The minority-majority city of Detroit, Michigan has officially went bankrupt.
The City of Detroit filed for Chapter 9 bankruptcy on July 18, 2013.
It is the largest municipal bankruptcy in the history of the nation, passing Stockton, CA.
Detroit's debt is estimated to be $18-$20 Billion. Detroit’s population has declined from 1.8 million in 1950 to 700,000 people today. It is home to thousands of unoccupied buildings, vacant lots and unlit streets.
The core economic center of manufacturing is now officially trying to save grace amiss the ongoing financial woes that state and federal lawmakers put upon the city.
Gov. Rick Snyder’s office was making plans this afternoon to hold a 10 a.m. Friday morning news conference at the Maccabees Building, 5057 Woodward in Midtown, according to his office. It’s the same location where the governor declared a financial emergency for Detroit on March 1.
Snyder authorized Emergency Manager Kevyn Orr to file bankruptcy under a law the Legislature passed in December that replaced the previous emergency manager law voted repealed last November.
The bankruptcy filing came minutes before Ingham County Circuit Judge Rosemarie Aquilina was set to hold an emergency hearing Thursday afternoon on a request for a temporary restraining order blocking Snyder from authorizing a bankruptcy filing.
“It was my intention to grant you your request completely,” Aquilina told lawyers for Detroit’s pension boards.
The judge did grant temporary restraining orders against Snyder and Orr taking further action in the bankruptcy proceedings.
Ronald King, an attorney representing the police/fire and general retirement pension systems, said he may file a motion Friday in the case seeking to require Orr, an officer of the state, to withdraw the bankruptcy filing.
After the hearing, King expressed frustration with the governor’s office after filing a motion for a temporary restraining order at 3:37 p.m. and giving Snyder’s attorney extra time to get to the downtown Lansing courthouse.
The bankruptcy case was filed at 4:06 p.m. and Aquilina convened the emergency hearing at 4:11 p.m.
“This was a race to the courthouse this afternoon and yet another example of (the Snyder administration) completely usurping the will of the people, ignoring the referendum in the fall and then flat-out racing to file bankruptcy protection so you can get out from the protection of (pensions),” King told reporters.

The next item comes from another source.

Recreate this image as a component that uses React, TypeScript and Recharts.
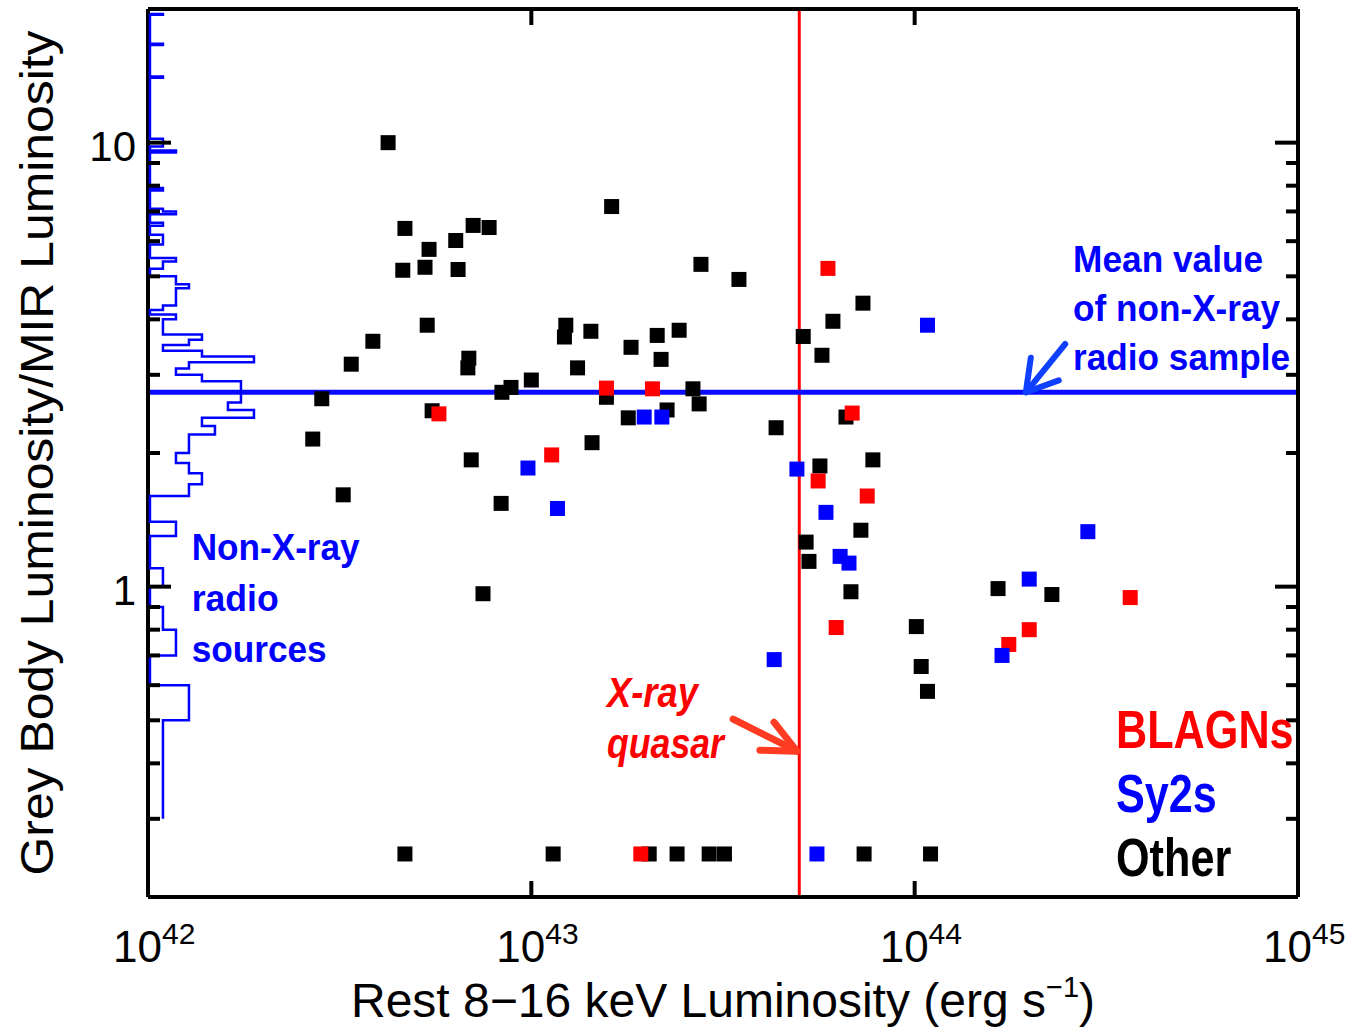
import React from 'react';
import { ScatterChart, Scatter, XAxis, YAxis, ReferenceLine, ReferenceDot, Legend } from 'recharts';

const FONT = "'Liberation Sans', Arial, Helvetica, sans-serif";

const CHART_W = 1345;
const CHART_H = 1028;
// plot frame, page pixels
const PLOT = { left: 148, top: 9, right: 1298, bottom: 897 };
const X_AXIS_H = 30;
const Y_AXIS_W = 60;

// rest 8-16 keV luminosity (erg/s) vs grey body / MIR luminosity
// (the row at 0.25 are the upper limits along the bottom)
const OTHER_LX = [
  4.23e42, 4.68e42, 7.05e42, 7.76e42, 5.41e42, 6.35e42, 4.62e42, 5.28e42, 6.44e42, 5.35e42,
  3.86e42, 3.39e42, 6.87e42, 6.83e42, 1.23e43, 1.22e43, 1.32e43, 1.0e43, 8.85e42, 8.38e42,
  2.84e42, 5.51e42, 2.69e42, 6.97e42, 3.23e42, 8.34e42, 7.48e42, 1.62e43, 2.77e43, 3.48e43,
  1.43e43, 1.82e43, 2.13e43, 2.43e43, 2.18e43, 1.57e43, 2.64e43, 2.74e43, 2.26e43, 1.79e43,
  4.35e43, 1.44e43, 5.12e43, 5.73e43, 6.12e43, 7.33e43, 6.62e43, 5.66e43, 7.78e43, 7.24e43,
  5.21e43, 5.3e43, 6.82e43, 1.65e44, 2.28e44, 1.01e44, 1.04e44, 1.08e44,
  4.68e42, 1.14e43, 2.03e43, 2.4e43, 2.91e43, 3.19e43, 7.38e43, 1.1e44,
];
const OTHER_RATIO = [
  10.0, 6.41, 6.51, 6.44, 5.75, 6.02, 5.16, 5.24, 5.18, 3.88,
  3.57, 3.17, 3.27, 3.11, 3.88, 3.65, 3.11, 2.92, 2.81, 2.74,
  2.65, 2.49, 2.15, 1.93, 1.61, 1.54, 0.964, 7.18, 5.32, 4.92,
  3.76, 3.46, 3.68, 3.78, 3.25, 2.67, 2.79, 2.58, 2.5, 2.4,
  2.28, 2.11, 3.66, 3.32, 3.96, 4.35, 2.41, 1.87, 1.93, 1.34,
  1.26, 1.14, 0.974, 0.99, 0.96, 0.813, 0.661, 0.581,
  0.25, 0.25, 0.25, 0.25, 0.25, 0.25, 0.25, 0.25,
];

const BLAGN_LX = [
  5.74e42, 1.13e43, 1.57e43, 2.07e43, 5.94e43, 6.87e43, 5.6e43, 7.52e43, 6.24e43,
  3.65e44, 1.99e44, 1.76e44, 1.93e43,
];
const BLAGN_RATIO = [2.45, 1.98, 2.8, 2.79, 5.21, 2.46, 1.73, 1.6, 0.809, 0.945, 0.8, 0.741, 0.25];

const SY2_LX = [
  9.8e42, 1.17e43, 1.97e43, 2.19e43, 4.93e43, 5.87e43, 6.39e43, 6.74e43, 4.3e43,
  1.08e44, 2.83e44, 1.99e44, 1.69e44, 5.56e43,
];
const SY2_RATIO = [1.85, 1.5, 2.41, 2.41, 1.84, 1.47, 1.17, 1.13, 0.685, 3.88, 1.33, 1.04, 0.7, 0.25];

const MEAN_RATIO = 2.74; // mean of the non-X-ray radio sample
const QUASAR_LX = 5e43; // X-ray quasar limit

// histogram of non-X-ray radio sources, bins 0.1 wide (lower edge -> count)
const HIST_FIRST = 0.3;
const HIST_LAST = 19.4;
const HIST_LOWER = [
  0.3, 0.4, 0.5, 0.7, 0.8, 1.0, 1.3, 1.6, 1.7, 1.8, 1.9, 2.0, 2.1, 2.2, 2.3, 2.4, 2.5, 2.6, 2.7, 2.8,
  2.9, 3.0, 3.1, 3.2, 3.3, 3.4, 3.5, 3.6, 3.7, 3.8, 3.9, 4.0, 4.2, 4.3, 4.4, 4.5, 4.6, 4.7, 4.8, 4.9,
  5.2, 5.3, 5.4, 5.9, 6.0, 6.1, 6.5, 6.9, 7.0, 7.8, 9.5, 9.8, 9.9, 10.0, 10.1, 14.0, 16.6, 19.4,
];
const HIST_COUNT = [
  1, 1, 3, 2, 1, 1, 2, 3, 4, 3, 2, 3, 3, 5, 4, 8, 6, 7, 7, 7,
  4, 2, 3, 8, 4, 1, 3, 4, 1, 1, 1, 2, 1, 2, 2, 2, 2, 3, 2, 2,
  1, 1, 2, 1, 1, 1, 1, 2, 1, 1, 2, 1, 1, 1, 1, 1, 1, 1,
];
const HIST_DOMAIN = [-0.15, 88.3];

const X_TICKS = [1e42, 1e43, 1e44, 1e45];
const Y_TICKS = [0.3, 0.4, 0.5, 0.6, 0.7, 0.8, 0.9, 1, 2, 3, 4, 5, 6, 7, 8, 9, 10];
const Y_LABELLED = [1, 10];

// annotations (anchored in data units)
const MEAN_NOTE = ['Mean value', 'of non-X-ray', 'radio sample'];
const MEAN_NOTE_W = [190, 207, 217];
const MEAN_NOTE_AT = [2.59e44, 5.11];
const NONX_NOTE = ['Non-X-ray', 'radio', 'sources'];
const NONX_NOTE_W = [168, 87, 135];
const NONX_NOTE_AT = [1.3e42, 1.15];
const QSO_NOTE = ['X-ray', 'quasar'];
const QSO_NOTE_W = [91, 117];
const QSO_NOTE_AT = [1.575e43, 0.536];
const MEAN_ARROW = [{ x: 2.47e44, y: 3.52 }, { x: 1.95e44, y: MEAN_RATIO }];
const QSO_ARROW = [{ x: 3.36e43, y: 0.503 }, { x: 4.93e43, y: 0.426 }];

const LEGEND_ORDER = ['BLAGNs', 'Sy2s', 'Other'];

const toPoints = (xs: number[], ys: number[]) => xs.map((lx, i) => ({ lx, ratio: ys[i] }));
const otherData = toPoints(OTHER_LX, OTHER_RATIO);
const blagnData = toPoints(BLAGN_LX, BLAGN_RATIO);
const sy2Data = toPoints(SY2_LX, SY2_RATIO);

// step outline of the histogram
const histMap = new Map(HIST_LOWER.map((lo, i) => [Math.round(lo * 10), HIST_COUNT[i]]));
const histOutline: { n: number; ratio: number }[] = [];
for (let t = Math.round(HIST_FIRST * 10); t <= Math.round(HIST_LAST * 10); t++) {
  const c = histMap.get(t) ?? 0;
  histOutline.push({ n: c, ratio: t / 10 }, { n: c, ratio: (t + 1) / 10 });
}
histOutline.push({ n: 0, ratio: (Math.round(HIST_LAST * 10) + 1) / 10 });

const square = (props: any) => (
  <rect x={props.cx - 7.5} y={props.cy - 7.5} width={15} height={15} fill={props.fill} />
);

const XTick = (props: any) => {
  const { x, payload } = props;
  const v = payload.value;
  const exp = Math.round(Math.log10(v));
  const edge = v === X_TICKS[0] || v === X_TICKS[X_TICKS.length - 1];
  return (
    <g>
      {!edge && (
        <g stroke="#000" strokeWidth={4}>
          <line x1={x} x2={x} y1={PLOT.bottom} y2={PLOT.bottom - 16} />
          <line x1={x} x2={x} y1={PLOT.top} y2={PLOT.top + 16} />
        </g>
      )}
      <text x={x - 35} y={PLOT.bottom + 65} fontFamily={FONT} fontSize={44} fill="#000">
        10
        <tspan dy={-18} fontSize={30}>{exp}</tspan>
      </text>
    </g>
  );
};

const YTick = (props: any) => {
  const { y, payload } = props;
  const v = payload.value;
  const major = Y_LABELLED.includes(v);
  const len = major ? 23 : 12;
  return (
    <g>
      <g stroke="#000" strokeWidth={4}>
        <line x1={PLOT.left} x2={PLOT.left + len} y1={y} y2={y} />
        <line x1={PLOT.right - len} x2={PLOT.right} y1={y} y2={y} />
      </g>
      {major && (
        <text x={136} y={y + 18} textAnchor="end" fontFamily={FONT} fontSize={42} fill="#000">
          {v}
        </text>
      )}
    </g>
  );
};

const XTitle = (props: any) => {
  const vb = props.viewBox;
  return (
    <text x={vb.x + vb.width / 2} y={PLOT.bottom + 120} textAnchor="middle" fontFamily={FONT} fontSize={48} fill="#000">
      Rest 8−16 keV Luminosity (erg s
      <tspan dy={-20} fontSize={29}>−1</tspan>
      <tspan dy={20}>)</tspan>
    </text>
  );
};

const YTitle = (props: any) => {
  const vb = props.viewBox;
  const x = PLOT.left - 95;
  const cy = vb.y + vb.height / 2;
  return (
    <text
      x={x}
      y={cy}
      transform={`rotate(-90 ${x} ${cy})`}
      textAnchor="middle"
      fontFamily={FONT}
      fontSize={46}
      textLength={845}
      lengthAdjust="spacingAndGlyphs"
      fill="#000"
    >
      Grey Body Luminosity/MIR Luminosity
    </text>
  );
};

const note = (lines: string[], widths: number[], color: string, size: number, gap: number, italic = false) =>
  (p: any) => (
    <g>
      {lines.map((t, i) => (
        <text
          key={t}
          x={p.cx}
          y={p.cy + i * gap}
          fill={color}
          fontFamily={FONT}
          fontWeight="bold"
          fontStyle={italic ? 'italic' : 'normal'}
          fontSize={size}
          textLength={widths[i]}
          lengthAdjust="spacingAndGlyphs"
        >
          {t}
        </text>
      ))}
    </g>
  );

const arrow = (color: string, width: number, head: number, spreadDeg: number) => (p: any) => {
  const { x1, y1, x2, y2 } = p;
  const ang = Math.atan2(y2 - y1, x2 - x1) + Math.PI;
  const s = (spreadDeg * Math.PI) / 180;
  const b1 = [x2 + head * Math.cos(ang - s), y2 + head * Math.sin(ang - s)];
  const b2 = [x2 + head * Math.cos(ang + s), y2 + head * Math.sin(ang + s)];
  return (
    <g stroke={color} strokeWidth={width} strokeLinecap="round" strokeLinejoin="round" fill="none">
      <line x1={x1} y1={y1} x2={x2} y2={y2} />
      <polyline points={`${b1[0]},${b1[1]} ${x2},${y2} ${b2[0]},${b2[1]}`} />
    </g>
  );
};

const LegendContent = (props: any) => {
  const payload = props.payload || [];
  const items = LEGEND_ORDER.map((name) => payload.find((p: any) => p.value === name)).filter(Boolean);
  return (
    <div>
      {items.map((it: any) => (
        <div
          key={it.value}
          style={{
            color: it.color,
            fontFamily: FONT,
            fontWeight: 'bold',
            fontSize: 54,
            height: 64,
            lineHeight: '64px',
            whiteSpace: 'nowrap',
            transform: 'scaleX(0.8)',
            transformOrigin: 'left center',
          }}
        >
          {it.value}
        </div>
      ))}
    </div>
  );
};

export default function App() {
  return (
    <div style={{ position: 'absolute', left: 0, top: 0, background: '#fff' }}>
      <ScatterChart
        width={CHART_W}
        height={CHART_H}
        margin={{
          top: PLOT.top,
          right: CHART_W - PLOT.right,
          bottom: CHART_H - PLOT.bottom - X_AXIS_H,
          left: PLOT.left - Y_AXIS_W,
        }}
      >
        <XAxis
          dataKey="lx"
          type="number"
          scale="log"
          domain={[1e42, 1e45]}
          ticks={X_TICKS}
          interval={0}
          tick={XTick}
          tickLine={false}
          axisLine={false}
          height={X_AXIS_H}
          allowDataOverflow
          label={XTitle}
        />
        <XAxis xAxisId="hist" dataKey="n" type="number" domain={HIST_DOMAIN} hide allowDataOverflow />
        <YAxis
          dataKey="ratio"
          type="number"
          scale="log"
          domain={[0.2, 20]}
          ticks={Y_TICKS}
          interval={0}
          tick={YTick}
          tickLine={false}
          axisLine={false}
          width={Y_AXIS_W}
          allowDataOverflow
          label={YTitle}
        />

        <Scatter
          name="Non-X-ray radio sources"
          data={histOutline}
          xAxisId="hist"
          line={{ stroke: '#0000ff', strokeWidth: 2.5 }}
          lineType="joint"
          shape={() => <g />}
          legendType="none"
          isAnimationActive={false}
        />
        <Scatter name="Other" data={otherData} fill="#000000" shape={square} isAnimationActive={false} />
        <Scatter name="BLAGNs" data={blagnData} fill="#ff0000" shape={square} isAnimationActive={false} />
        <Scatter name="Sy2s" data={sy2Data} fill="#0000ff" shape={square} isAnimationActive={false} />

        <ReferenceLine x={QUASAR_LX} stroke="#ff0000" strokeWidth={3} />
        <ReferenceLine y={MEAN_RATIO} stroke="#0a0aff" strokeWidth={5} />

        <ReferenceLine x={1e42} stroke="#000" strokeWidth={4} />
        <ReferenceLine x={1e45} stroke="#000" strokeWidth={4} />
        <ReferenceLine y={0.2} stroke="#000" strokeWidth={4} />
        <ReferenceLine y={20} stroke="#000" strokeWidth={4} />

        <ReferenceLine segment={MEAN_ARROW} shape={arrow('#1040ff', 6, 35, 31)} />
        <ReferenceLine segment={QSO_ARROW} shape={arrow('#ff3b22', 7, 37, 25)} />

        <ReferenceDot
          x={MEAN_NOTE_AT[0]}
          y={MEAN_NOTE_AT[1]}
          r={0}
          shape={note(MEAN_NOTE, MEAN_NOTE_W, '#0000ff', 37, 49)}
        />
        <ReferenceDot
          x={NONX_NOTE_AT[0]}
          y={NONX_NOTE_AT[1]}
          r={0}
          shape={note(NONX_NOTE, NONX_NOTE_W, '#0000ff', 37, 51)}
        />
        <ReferenceDot
          x={QSO_NOTE_AT[0]}
          y={QSO_NOTE_AT[1]}
          r={0}
          shape={note(QSO_NOTE, QSO_NOTE_W, '#ff0000', 42, 51, true)}
        />

        <Legend
          layout="horizontal"
          align="center"
          verticalAlign="middle"
          content={LegendContent}
          wrapperStyle={{ left: 1116, top: 697, width: 'auto', height: 'auto' }}
        />
      </ScatterChart>
    </div>
  );
}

Aquilina was preparing to hear arguments Monday from retirees seeking to stop the bankruptcy filing, which produced an automatic stay of all pending litigation and capped a month of intense talks between Orr’s team and creditors, which largely have failed to restructure as much as $20 billion in debt and long-term liabilities.
Orr’s spokesman, Bill Nowling, could not be reached for comment. And state officials contacted by The News on Thursday declined to discuss the matter, though Snyder spokesman Jeff Holyfield confirmed the governor authorized the filing.
The Chapter 9 filing could take years, experts say, despite hopes by the governor and Orr that the case can be wrapped up in a year. A bankruptcy judge could trump the state constitution by slashing retiree pensions, ripping up contracts and paying creditors roughly a dime on the dollar for unsecured claims worth $11.45 billion.
During a month of negotiations, Orr has reached a settlement with only two creditors: Bank of America Corp. and UBS AG. They have agreed to accept 75 cents on the dollar for approximately $340 million in swaps liabilities, according to a source familiar with the deal.
The bankruptcy plan was expected to closely follow Orr’s restructuring proposal that was unveiled to creditors on June 14 — a proposal that drew criticism from some creditors who said the cuts were too deep and did not include the sale of city assets, including Belle Isle and a Detroit Institute of Arts collection worth billions. He proposed paying most of the money owed to secured creditors while pension funds, unions and unsecured bondholders would receive, in some cases, 10 cents on the dollar.
The filing is expected to trigger a costly, long and precedent-setting battle by creditors and Detroit’s bankruptcy case could become a template for the treatment of pensions in the largely uncharted world of municipal bankruptcies.
Unsecured creditors could take the biggest hit in bankruptcy court. Orr wants them to share a $2 billion payout on approximately $11.5 billion worth of debt, which includes an estimated $9.2 billion in health and pension benefits and $530 million in general-obligation bonds.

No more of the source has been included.